Herb-Crusted Rack of Lamb
Wood-Fired Winter Vegetables
Main Course
Prep Time: 20 MINUTES
Cook Time: 20 MINUTES
Serves: 4
Ingredients
- 1 rack of lamb (approximately 8 ribs)
- Olive oil
- Salt & freshly ground black pepper
- Assortment of baby carrots, parsnips, Brussel sprouts
- 2-3 sprigs of fresh rosemary, coarse chop
- 2-3 sprigs of fresh thyme, coarse chop
- ¼ cup olive oil
- 2 tablespoons lamb fat (reserved from trimming the rack)
- 2 tablespoons balsamic vinegar
For the Sauce:
Directions
- Preheat your wood-burning oven to a high temperature, ideally around 600-700°F.
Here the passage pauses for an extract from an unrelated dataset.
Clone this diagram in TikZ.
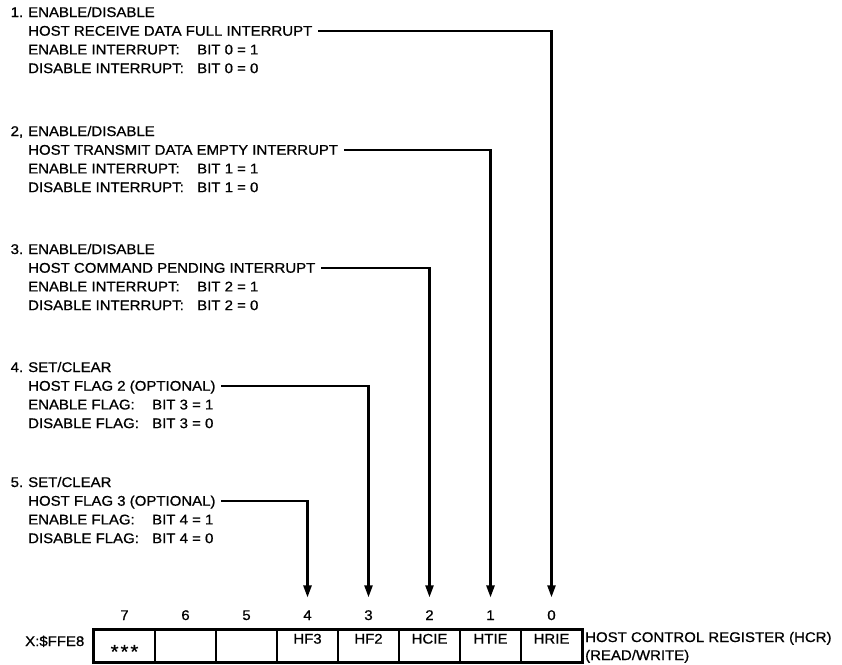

- Trim any excess fat from the rack of lamb, leaving a thin layer for flavor. Reserve a couple of tablespoons of lamb fat for the sauce.
- Rub lamb generously with olive oil. Season with salt & fresh pepper. Add fresh herbs.
- Toss prepped/cut veggies with some olive oil, salt & pepper and put in a rimmed baking sheet.
- Place seasoned lamb on top and put into the wood-burning oven. Cook for about 3-4 minutes per side, or until it develops a crust & reaches your desired level of doneness. For medium-rare, aim for an internal temperature of 130-135°F.
- While lamb/veggies are grilling, combine reserved lamb fat, olive oil & balsamic vinegar in a small saucepan. Heat over low heat until warmed through, stirring to combine.
- Once lamb is roasted to perfection, remove it from oven and let it rest for a few minutes. Set veggies aside and keep them warm.
- Slice the rack of lamb into individual chops or sections of two.
- Place veggies on serving platter and top with lamb chops.
- Drizzle with balsamic and lamb fat sauce.